Other relevant patents include that of Nohr et al., U.S. Pat. No. 7,371,456, which disclose nanoparticle-based recording media, inks and ink compositions, methods of making such materials and methods for making nanoparticles plus related technologies. U.S. Pat. No. 8,916,796 to Ramanujan et al. discloses methods and apparatus for depositing and curing nanoparticle-based inks. Thaker's U.S. Pat. No. 8,765,855 discloses ink formulations comprising a binder and at least one marking component, which comprises at least one metal oxide or oxyanion and at least one oxidizing/reducing agent, and absorbs laser irradiation between wavelengths of 780-10,600 nm, thereby causing the formulation to change color.
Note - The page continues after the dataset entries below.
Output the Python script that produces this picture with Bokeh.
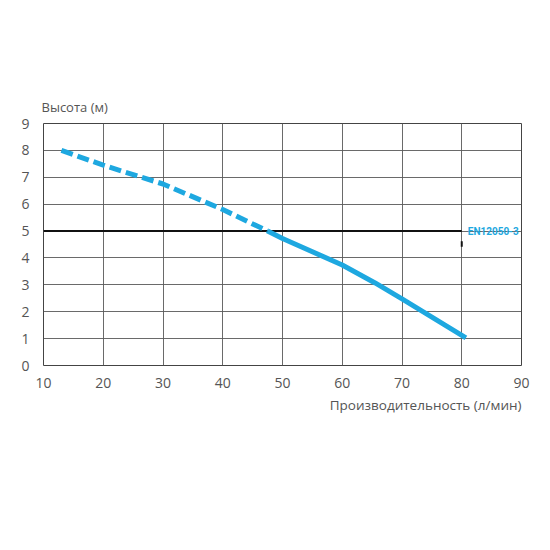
from bokeh.plotting import figure
from bokeh.models import Range1d, FixedTicker, Title
from bokeh.core.properties import value
from bokeh.embed import file_html
from bokeh.resources import INLINE

# data
x_ticks = [10, 20, 30, 40, 50, 60, 70, 80, 90]
y_ticks = [0, 1, 2, 3, 4, 5, 6, 7, 8, 9]
dashed_flow = [13, 20, 30, 40, 47.5]
dashed_head = [8.0, 7.45, 6.75, 5.8, 5.0]
solid_flow = [47.5, 50, 60, 65.5, 70, 80.7]
solid_head = [5.0, 4.72, 3.74, 3.07, 2.48, 1.03]
norm_flow = [10, 80]
norm_head = [5, 5]
norm_label = "EN12050-3"
y_title = "Высота (м)"
x_title = "Производительность (л/мин)"

BLUE = "#1ea8e0"
TXT = "#555555"
FONT = "Open Sans"

p = figure(width=542, height=430, output_backend="svg", toolbar_location=None,
           x_range=Range1d(10, 90), y_range=Range1d(0, 9),
           min_border_left=43, min_border_right=20, min_border_top=123, min_border_bottom=20)
p.frame_width = 478
p.frame_height = 242
p.outline_line_color = "#444444"
p.outline_line_width = 1
p.background_fill_color = "white"
p.border_fill_color = "white"

for ax in (p.xaxis[0], p.yaxis[0]):
    ax.axis_line_color = None
    ax.major_tick_line_color = None
    ax.minor_tick_line_color = None
    ax.major_label_text_font = FONT
    ax.major_label_text_font_size = "14px"
    ax.major_label_text_color = TXT
p.xaxis.ticker = FixedTicker(ticks=x_ticks)
p.yaxis.ticker = FixedTicker(ticks=y_ticks)
p.xaxis.major_label_standoff = 6
p.yaxis.major_label_standoff = 8

p.xgrid.ticker = FixedTicker(ticks=x_ticks)
p.ygrid.ticker = FixedTicker(ticks=y_ticks)
for g in (p.xgrid[0], p.ygrid[0]):
    g.grid_line_color = "#5a5a5a"
    g.grid_line_width = 1
    g.grid_line_alpha = 0.9

# norm line
p.line(norm_flow, norm_head, line_color="#111111", line_width=2)
p.line([norm_flow[1], norm_flow[1]], [4.42, 4.62], line_color="#111111", line_width=2)
p.text(x=[norm_flow[1]], y=[norm_head[0]], text=[norm_label], text_color=BLUE,
       text_font=value("Roboto"), text_font_style="bold", text_font_size="10px",
       text_baseline="middle", text_align="left", x_offset=6)

# curve
p.line(dashed_flow, dashed_head, line_color=BLUE, line_width=5, line_dash="12 5")
p.line(solid_flow, solid_head, line_color=BLUE, line_width=5)

p.add_layout(Title(text=y_title, text_font=FONT, text_font_size="13px", text_font_style="normal",
                   text_color=TXT, align="left", offset=-2, standoff=16), "above")
p.add_layout(Title(text=x_title, text_font=FONT, text_font_size="13.5px", text_font_style="normal",
                   text_color=TXT, align="right", standoff=6), "below")

open("out.html", "w").write(file_html(p, INLINE))
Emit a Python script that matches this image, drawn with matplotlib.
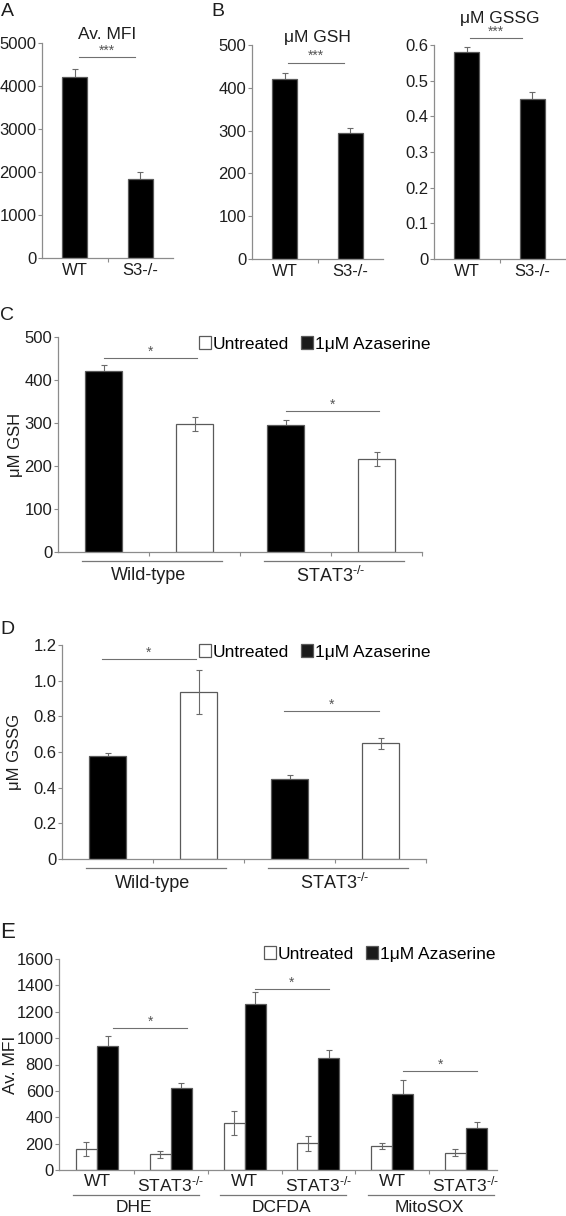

The compounds used can be in particulate form with average particle sizes of 10 nm to 10 micrometers.
U.S. Published Application No. U.S. 2014/0370247 A1 of Detric et al., assigned to Ferro Corporation, discloses laser marking compositions and related methods, in which the compositions can include a molybdenum metal complex, a tungsten metal complex, or combinations thereof. Marks formed on a substrate using the compositions and methods are stated to exhibit increased contrast and improved substrate bonding. The particulate materials used in the compositions can have various sizes, in one embodiment in the range of about 0.1 to 55 microns.
A need remains for marks that exhibit increased contrast and color, if desired, such that the decorations or marks are more readily visible. In addition, for marks subject to surface abrasion, chemical reactions or exposure to environmental elements it would also be beneficial to improve the chemical bonding between the marking composition and the underlying substrate material to prevent or reduce the potential for abrasion or removal. Accordingly, in view of these and other concerns, a need exists for improved marking compositions and methods for using such materials and compositions.